Speaker of Manipur Legislative Assembly
- Incumbent
- Assumed office 24 March 2022
- Leader: Biren Singh Y Khemchand Singh
- Preceded by: Yumnam Khemchand Singh

Minister of Consumer Affairs, Food & Public Distribution, Law & Legislative Affairs of Manipur, Labour & Employment Government of Manipur
- In office 2020–2022

Member of the Manipur Legislative Assembly
- Incumbent
- Assumed office 19 March 2017
- Preceded by: Elangbam Chand Singh
- Constituency: Yaiskul

Personal details
- Born: 1 March 1974 (age 52)
- Party: Bharatiya Janata Party
- Parent: Th. Birchand Singh (father);
- Alma mater: Manipur University (M.Sc in Botany)

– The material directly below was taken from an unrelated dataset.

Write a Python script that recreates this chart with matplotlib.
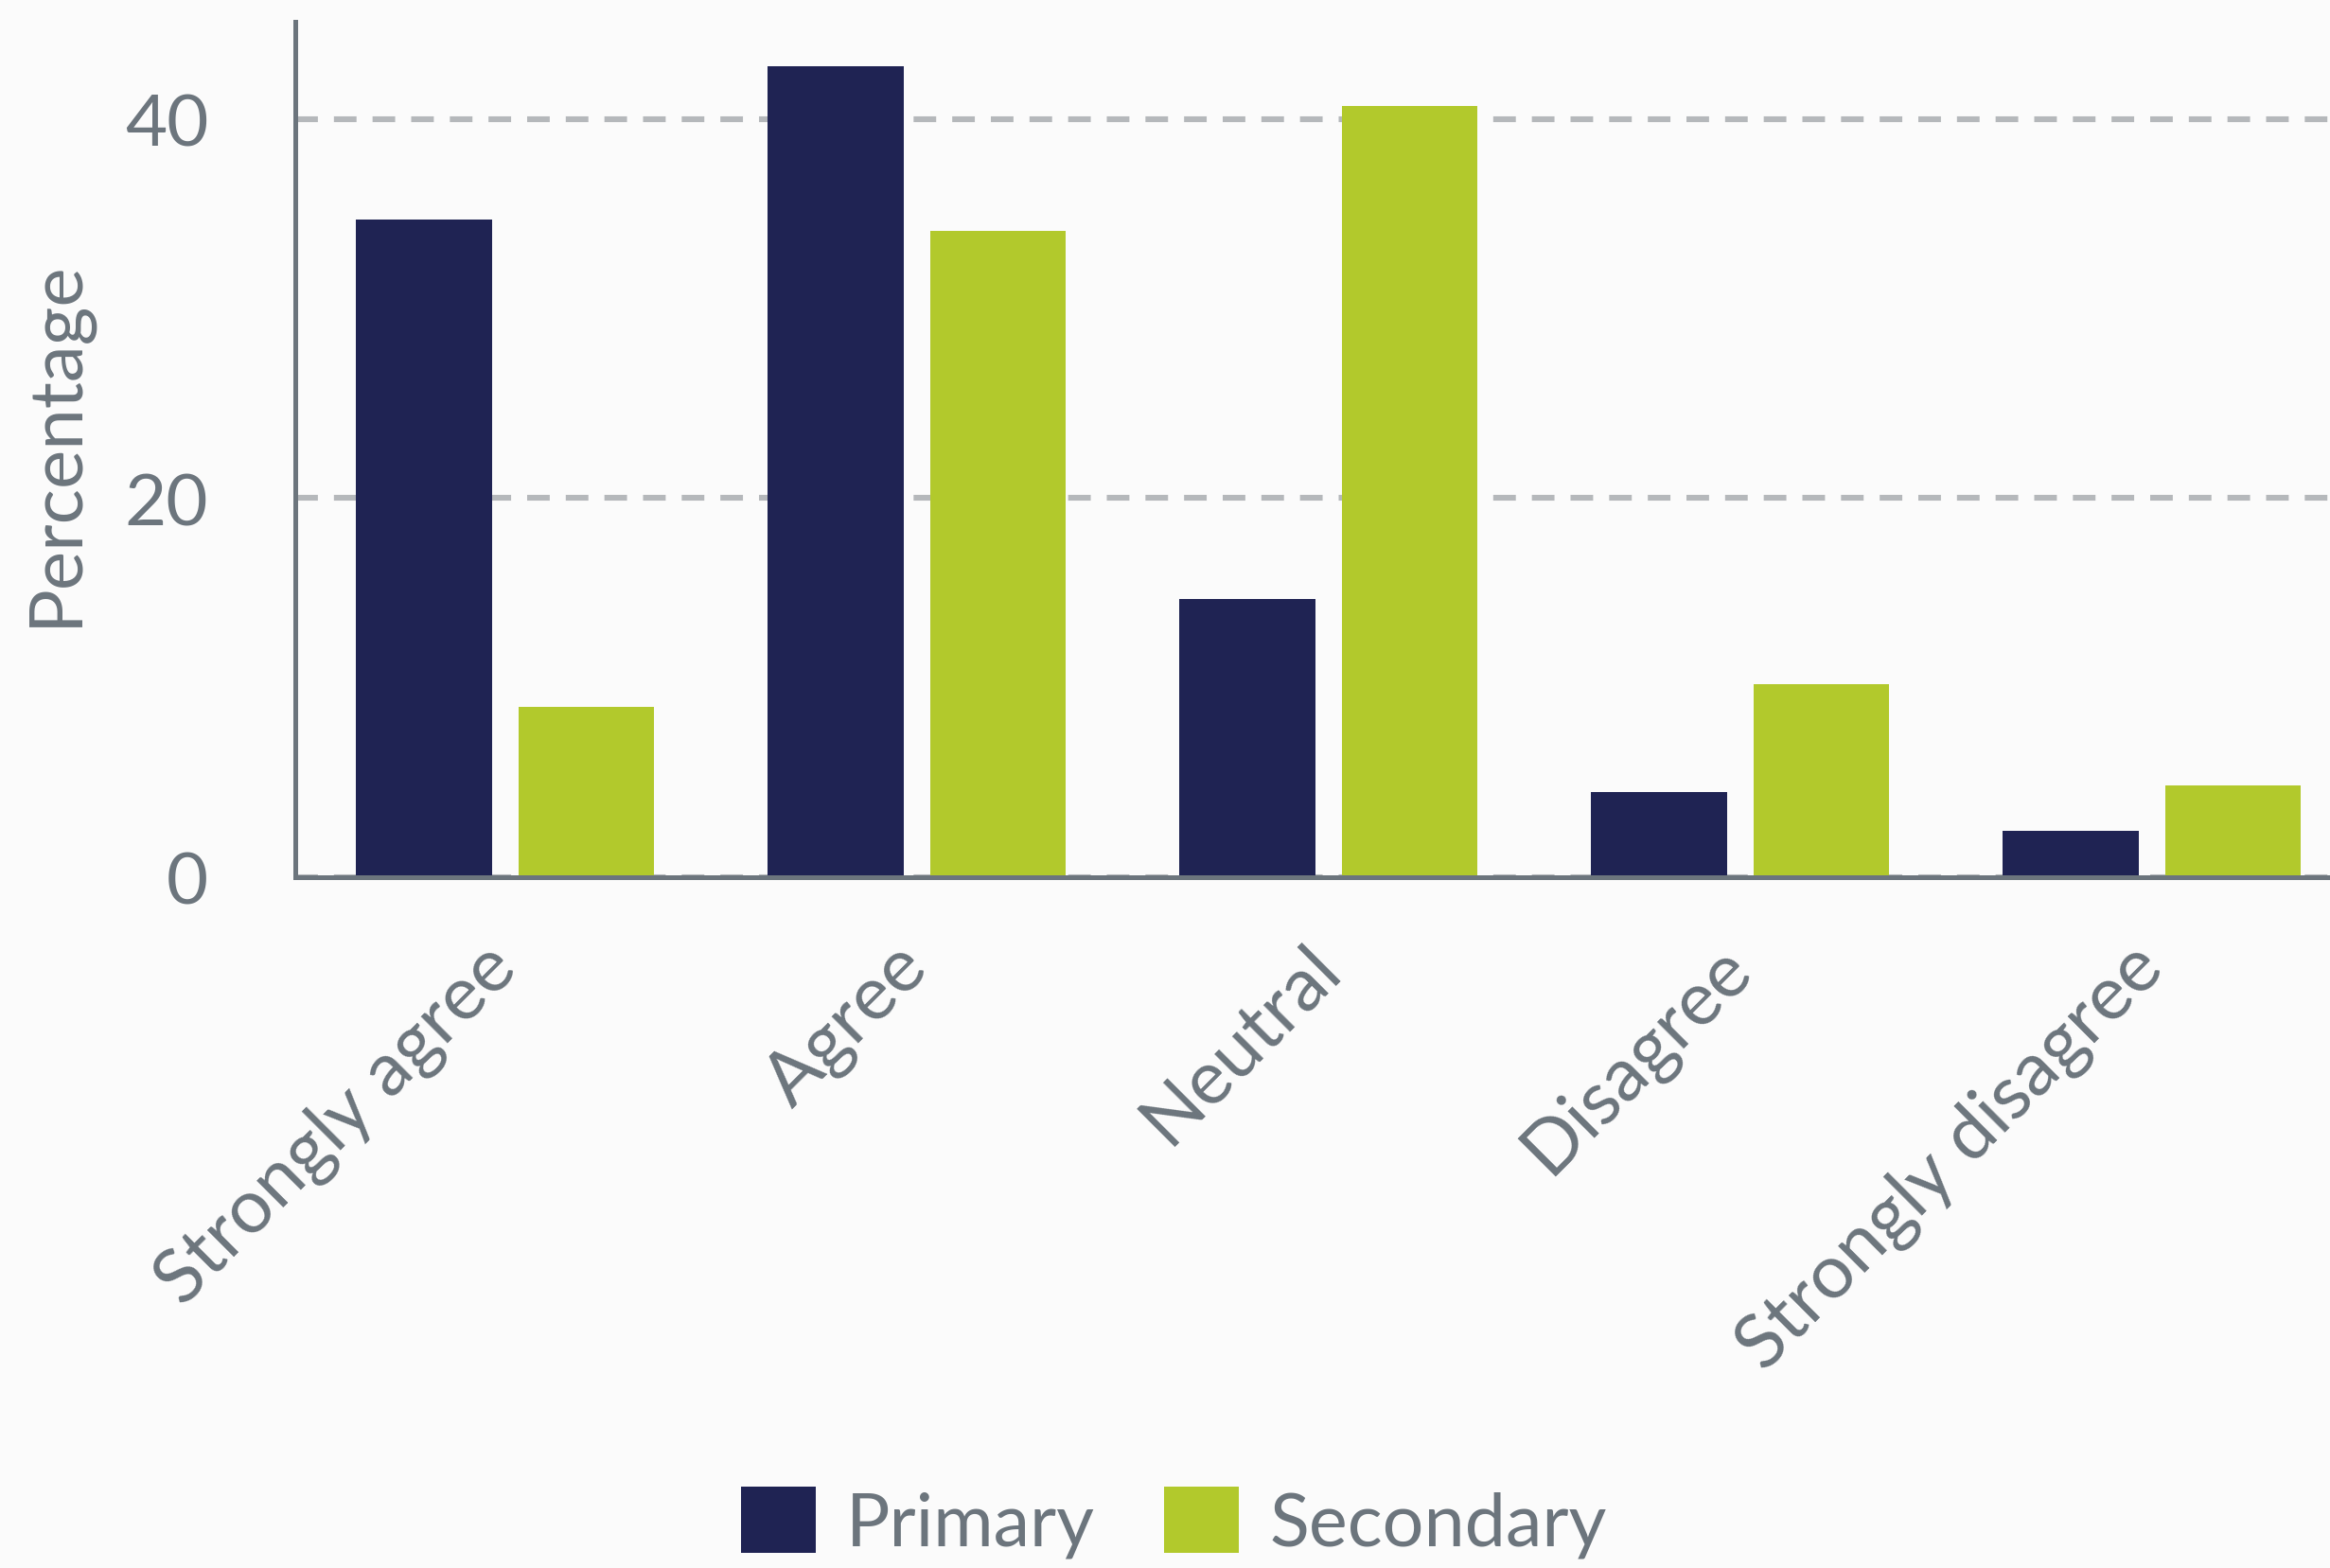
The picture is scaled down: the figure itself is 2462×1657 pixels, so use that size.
import matplotlib
matplotlib.use("Agg")
import matplotlib.pyplot as plt
import numpy as np

categories = ["Strongly agree", "Agree", "Neutral", "Disagree", "Strongly disagree"]
primary = [34.7, 42.8, 14.7, 4.5, 2.45]
secondary = [9.0, 34.1, 40.7, 10.2, 4.85]
series_names = ["Primary", "Secondary"]
yticks = [0, 20, 40]

plt.rcParams['font.family'] = ['Lato', 'DejaVu Sans']
plt.rcParams['lines.scale_dashes'] = False

BG = "#fbfbfb"
NAVY = "#1f2353"
LIME = "#b2c92c"
TXT = "#6c757d"
GRID = "#b5b8bb"

fig = plt.figure(figsize=(12.31, 8.29), dpi=200, facecolor=BG)
ax = fig.add_axes([0.1267, 0.4403, 0.8733, 0.5452])
ax.set_facecolor(BG)

x = np.arange(len(categories))
w = 0.33
off = 0.197
ax.bar(x - off, primary, width=w, color=NAVY, label=series_names[0], zorder=3)
ax.bar(x + off, secondary, width=w, color=LIME, label=series_names[1], zorder=3)

ax.set_xlim(-0.51, 4.433)
ax.set_ylim(0, 45.13)
ax.set_yticks(yticks)
ax.yaxis.grid(True, color=GRID, linewidth=2.2, linestyle=(0, (8.6, 6.1)), zorder=1)
ax.set_axisbelow(True)

for s in ["top", "right"]:
    ax.spines[s].set_visible(False)
for s in ["left", "bottom"]:
    ax.spines[s].set_color(TXT)
    ax.spines[s].set_linewidth(1.8)
    ax.spines[s].set_zorder(4)

ax.tick_params(axis='y', length=0, pad=33, labelsize=27.5, labelcolor=TXT)
ax.tick_params(axis='x', length=0, pad=30, labelsize=28.5, labelcolor=TXT)
ax.set_xticks(x)
ax.set_xticklabels(categories, rotation=45, ha='right', va='center', rotation_mode='anchor')

ax.set_ylabel("Percentage", fontsize=28.2, color=TXT, labelpad=13)
ax.yaxis.label.set_y(0.509)

leg = fig.legend(loc='center', bbox_to_anchor=(0.5038, 0.029), ncol=2, frameon=False,
                 fontsize=27.8, handlelength=1.02, handleheight=1.02, handletextpad=0.42,
                 columnspacing=0.95, borderpad=0)
for t in leg.get_texts():
    t.set_color(TXT)

fig.savefig("out.png", dpi=200, facecolor=BG)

= Thokchom Satyabrata Singh =

Indian politician

Thokchom Satyabrata Singh is a Bharatiya Janata Party politician from Manipur. He has been elected in Manipur Legislative Assembly election in 2017 and 2022 from Yaiskul constituency as a candidate of Bharatiya Janata Party. He is the current Speaker of Manipur Legislative Assembly.

He was the State Cabinet Minister for Consumer Affairs, Food & Public Distribution, Law & Legislative Affairs of Manipur, Labour & Employment in 2020–2022.